Было ему в том году, когда он сидел в горах над переводом романа Нурпеисова, тридцать семь лет. Он всюду ездил, и я, прикованный к учительской кафедре, ему страшно завидовал.
В молодой литературе в те годы звучала «исповедальная проза». Подвергаясь искушению, как бы стыдясь перед шумными именами взяться за нечто мне родное, с детской зыбки привитое, я тоже кинулся описывать неприкаянного героя, растворяясь целиком в его чувствах. Самые жестокие замечания я выслушал в том же «Новом мире», но и Ю. Казаков не стал скрывать своих строгих мыслей:
«…А твой герой не только не определился еще как человек (это-то и есть суть повести), но неясен мне и как работник. Кто он'? Учитель? Или поэт? Или кто? Мне ясно только, что он что-то окончил, никуда не попал, у матери побывал и там не выжил, опять приехал и прочее, и прочее. Чтобы презирать кого-то, т. е. чтобы иметь право презирать, надо самому что-то делать… 20 февраля 1966. Москва…»

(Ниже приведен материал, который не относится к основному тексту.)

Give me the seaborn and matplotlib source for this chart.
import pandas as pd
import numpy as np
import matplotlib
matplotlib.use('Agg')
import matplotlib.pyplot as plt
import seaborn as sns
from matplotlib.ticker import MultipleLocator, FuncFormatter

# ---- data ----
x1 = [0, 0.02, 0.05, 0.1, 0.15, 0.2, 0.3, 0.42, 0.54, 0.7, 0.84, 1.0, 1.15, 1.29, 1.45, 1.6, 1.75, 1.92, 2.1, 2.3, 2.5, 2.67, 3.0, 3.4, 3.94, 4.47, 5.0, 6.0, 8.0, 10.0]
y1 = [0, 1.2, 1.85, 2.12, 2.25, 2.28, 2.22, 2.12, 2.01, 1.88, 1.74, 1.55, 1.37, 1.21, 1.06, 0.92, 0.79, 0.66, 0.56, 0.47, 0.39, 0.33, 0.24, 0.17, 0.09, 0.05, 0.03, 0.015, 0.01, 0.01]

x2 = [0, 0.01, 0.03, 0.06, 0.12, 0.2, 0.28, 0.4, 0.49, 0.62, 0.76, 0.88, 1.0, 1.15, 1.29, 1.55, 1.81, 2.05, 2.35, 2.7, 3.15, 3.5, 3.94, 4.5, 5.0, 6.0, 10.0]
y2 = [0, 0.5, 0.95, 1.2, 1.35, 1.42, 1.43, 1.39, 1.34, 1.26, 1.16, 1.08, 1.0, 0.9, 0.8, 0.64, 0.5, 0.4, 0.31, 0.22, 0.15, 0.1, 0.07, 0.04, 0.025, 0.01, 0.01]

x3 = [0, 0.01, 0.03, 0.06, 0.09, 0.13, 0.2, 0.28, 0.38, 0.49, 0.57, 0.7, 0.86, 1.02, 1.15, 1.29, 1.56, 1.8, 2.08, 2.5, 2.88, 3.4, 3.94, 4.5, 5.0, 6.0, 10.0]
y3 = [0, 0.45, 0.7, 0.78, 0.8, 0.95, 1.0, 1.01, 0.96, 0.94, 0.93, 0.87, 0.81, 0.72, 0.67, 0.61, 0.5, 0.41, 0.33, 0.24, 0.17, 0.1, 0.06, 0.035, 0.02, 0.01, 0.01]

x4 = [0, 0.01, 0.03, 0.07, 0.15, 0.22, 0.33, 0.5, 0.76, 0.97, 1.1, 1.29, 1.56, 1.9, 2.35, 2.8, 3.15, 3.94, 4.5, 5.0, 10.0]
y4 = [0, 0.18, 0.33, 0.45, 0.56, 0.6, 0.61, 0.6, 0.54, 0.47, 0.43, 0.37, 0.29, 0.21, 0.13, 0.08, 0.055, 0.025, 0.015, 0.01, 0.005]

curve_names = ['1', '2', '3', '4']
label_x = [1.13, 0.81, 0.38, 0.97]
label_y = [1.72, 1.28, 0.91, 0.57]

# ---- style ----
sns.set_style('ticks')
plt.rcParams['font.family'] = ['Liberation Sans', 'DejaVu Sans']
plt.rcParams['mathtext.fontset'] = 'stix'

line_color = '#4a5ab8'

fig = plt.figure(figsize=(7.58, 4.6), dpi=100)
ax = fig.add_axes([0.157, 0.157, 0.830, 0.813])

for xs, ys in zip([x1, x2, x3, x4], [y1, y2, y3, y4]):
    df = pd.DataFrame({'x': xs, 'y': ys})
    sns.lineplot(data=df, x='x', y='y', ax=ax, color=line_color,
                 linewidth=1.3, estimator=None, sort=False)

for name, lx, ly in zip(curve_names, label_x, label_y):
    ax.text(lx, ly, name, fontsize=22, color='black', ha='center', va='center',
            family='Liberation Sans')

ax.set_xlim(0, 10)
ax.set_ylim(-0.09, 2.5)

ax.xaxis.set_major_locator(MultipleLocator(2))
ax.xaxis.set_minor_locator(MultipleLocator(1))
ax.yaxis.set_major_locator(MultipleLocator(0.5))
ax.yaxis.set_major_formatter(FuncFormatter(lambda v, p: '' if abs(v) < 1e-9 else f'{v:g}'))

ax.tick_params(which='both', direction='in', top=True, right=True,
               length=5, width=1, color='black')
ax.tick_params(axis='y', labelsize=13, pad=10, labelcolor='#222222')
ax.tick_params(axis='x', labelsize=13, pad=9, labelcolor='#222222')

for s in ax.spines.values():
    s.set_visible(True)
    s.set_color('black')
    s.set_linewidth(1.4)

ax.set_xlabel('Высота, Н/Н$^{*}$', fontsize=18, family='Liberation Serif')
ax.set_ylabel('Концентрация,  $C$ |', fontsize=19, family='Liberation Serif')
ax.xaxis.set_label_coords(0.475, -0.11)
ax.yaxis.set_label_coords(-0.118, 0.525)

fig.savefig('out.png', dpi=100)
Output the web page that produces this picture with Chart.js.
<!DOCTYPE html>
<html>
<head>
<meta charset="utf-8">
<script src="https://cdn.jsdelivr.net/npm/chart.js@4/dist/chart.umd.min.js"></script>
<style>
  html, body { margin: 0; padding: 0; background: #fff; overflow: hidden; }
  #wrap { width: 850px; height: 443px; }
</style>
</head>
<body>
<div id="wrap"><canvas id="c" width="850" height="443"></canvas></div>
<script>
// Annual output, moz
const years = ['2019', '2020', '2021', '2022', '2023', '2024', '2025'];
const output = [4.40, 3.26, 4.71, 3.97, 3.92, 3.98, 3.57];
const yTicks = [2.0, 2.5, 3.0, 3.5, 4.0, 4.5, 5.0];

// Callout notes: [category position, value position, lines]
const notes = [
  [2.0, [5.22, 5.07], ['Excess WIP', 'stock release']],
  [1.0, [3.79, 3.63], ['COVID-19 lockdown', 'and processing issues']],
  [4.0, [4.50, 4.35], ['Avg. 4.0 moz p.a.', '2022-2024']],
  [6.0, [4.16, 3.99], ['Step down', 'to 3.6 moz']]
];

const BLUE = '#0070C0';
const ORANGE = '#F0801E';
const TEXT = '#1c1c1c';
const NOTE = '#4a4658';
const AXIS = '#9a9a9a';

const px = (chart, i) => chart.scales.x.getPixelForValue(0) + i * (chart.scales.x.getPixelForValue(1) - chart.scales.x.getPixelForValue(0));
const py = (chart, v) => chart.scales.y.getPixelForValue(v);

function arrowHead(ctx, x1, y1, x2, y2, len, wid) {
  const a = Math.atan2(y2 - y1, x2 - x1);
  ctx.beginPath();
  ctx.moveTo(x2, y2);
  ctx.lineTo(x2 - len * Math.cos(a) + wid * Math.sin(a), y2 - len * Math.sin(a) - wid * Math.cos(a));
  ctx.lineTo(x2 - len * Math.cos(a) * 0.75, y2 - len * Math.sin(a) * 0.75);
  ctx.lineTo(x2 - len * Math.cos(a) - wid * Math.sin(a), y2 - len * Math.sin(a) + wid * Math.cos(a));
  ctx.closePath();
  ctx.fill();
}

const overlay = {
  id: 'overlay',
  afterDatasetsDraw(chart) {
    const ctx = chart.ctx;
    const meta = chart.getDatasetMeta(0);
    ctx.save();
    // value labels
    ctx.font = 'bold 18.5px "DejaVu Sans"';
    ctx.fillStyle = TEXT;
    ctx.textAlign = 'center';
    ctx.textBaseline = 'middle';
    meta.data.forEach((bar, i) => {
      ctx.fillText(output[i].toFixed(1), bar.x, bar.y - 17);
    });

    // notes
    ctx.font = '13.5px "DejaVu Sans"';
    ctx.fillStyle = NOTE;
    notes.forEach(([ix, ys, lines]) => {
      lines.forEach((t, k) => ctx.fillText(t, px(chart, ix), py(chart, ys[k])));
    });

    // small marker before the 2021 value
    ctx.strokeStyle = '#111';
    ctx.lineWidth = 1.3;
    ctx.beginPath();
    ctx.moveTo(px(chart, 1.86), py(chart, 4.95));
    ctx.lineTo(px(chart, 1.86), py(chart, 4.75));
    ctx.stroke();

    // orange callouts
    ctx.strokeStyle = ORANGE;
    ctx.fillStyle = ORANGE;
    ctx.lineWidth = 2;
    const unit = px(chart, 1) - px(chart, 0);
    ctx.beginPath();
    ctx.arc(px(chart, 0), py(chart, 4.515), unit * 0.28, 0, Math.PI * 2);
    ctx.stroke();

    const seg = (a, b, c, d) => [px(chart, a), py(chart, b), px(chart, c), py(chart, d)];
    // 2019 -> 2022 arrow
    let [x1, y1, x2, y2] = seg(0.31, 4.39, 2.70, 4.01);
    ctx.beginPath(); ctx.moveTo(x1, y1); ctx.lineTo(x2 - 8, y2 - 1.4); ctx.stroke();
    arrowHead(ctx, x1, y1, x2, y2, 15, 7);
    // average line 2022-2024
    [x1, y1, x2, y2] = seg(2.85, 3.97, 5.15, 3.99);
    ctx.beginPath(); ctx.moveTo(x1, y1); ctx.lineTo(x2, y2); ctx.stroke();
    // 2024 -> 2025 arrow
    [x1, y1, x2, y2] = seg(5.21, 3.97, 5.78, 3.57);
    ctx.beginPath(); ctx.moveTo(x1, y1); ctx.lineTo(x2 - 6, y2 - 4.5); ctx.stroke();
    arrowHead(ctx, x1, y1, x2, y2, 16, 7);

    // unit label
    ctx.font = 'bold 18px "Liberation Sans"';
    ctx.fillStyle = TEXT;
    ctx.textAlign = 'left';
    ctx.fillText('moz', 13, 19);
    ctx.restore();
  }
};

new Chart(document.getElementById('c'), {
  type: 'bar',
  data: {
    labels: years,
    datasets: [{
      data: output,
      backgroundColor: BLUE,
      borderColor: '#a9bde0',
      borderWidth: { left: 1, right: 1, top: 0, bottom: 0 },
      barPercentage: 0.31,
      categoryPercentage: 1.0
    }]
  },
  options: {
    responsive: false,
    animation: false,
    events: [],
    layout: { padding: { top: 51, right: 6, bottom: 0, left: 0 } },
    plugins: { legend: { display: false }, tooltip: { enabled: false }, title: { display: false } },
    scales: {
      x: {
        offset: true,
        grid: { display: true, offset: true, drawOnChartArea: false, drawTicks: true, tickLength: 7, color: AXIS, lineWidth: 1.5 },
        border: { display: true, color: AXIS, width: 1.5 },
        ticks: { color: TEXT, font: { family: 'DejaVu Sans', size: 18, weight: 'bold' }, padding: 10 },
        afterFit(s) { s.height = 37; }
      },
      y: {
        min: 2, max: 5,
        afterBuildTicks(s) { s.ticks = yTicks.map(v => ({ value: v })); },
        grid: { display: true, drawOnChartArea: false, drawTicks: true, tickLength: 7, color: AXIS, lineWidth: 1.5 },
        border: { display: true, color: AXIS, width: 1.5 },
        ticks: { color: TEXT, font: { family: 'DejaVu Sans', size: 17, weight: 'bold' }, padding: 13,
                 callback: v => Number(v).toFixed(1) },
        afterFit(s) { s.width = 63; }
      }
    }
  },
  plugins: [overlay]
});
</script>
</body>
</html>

Я обидчиво призадумался и принялся вещь разрывать, выбрасывать чужеродные куски и крепче брать за руку героя. Следы прежнего легкомыслия стереть полностью не удалось, но все же. Спасибо за науку, а то бы полетел совсем не туда. Через год я написал сразу две повести: «На долгую память» и «Люблю тебя светло». Но я по — прежнему нуждался в поддержке, в общении. Не было случая, чтобы я позабыл в столице о Казакове. Частенько в первый же день приезда я шел в Дом литераторов и заставал его там. Такси! — и к нему в Бескудниково. Уже я его не боялся, и он в разговоре (как и в письмах) обходился со мной как с младшим братишкой. Но дистанцию соблюдал я сам. Похоже, что я каждую минуту помнил о его первом письме и потому смотрел на него не снизу вверх, а просто благодарно. С этой благодарностью к добрым наставникам мы обязаны жить до конца. Иные примеры мне не нравятся.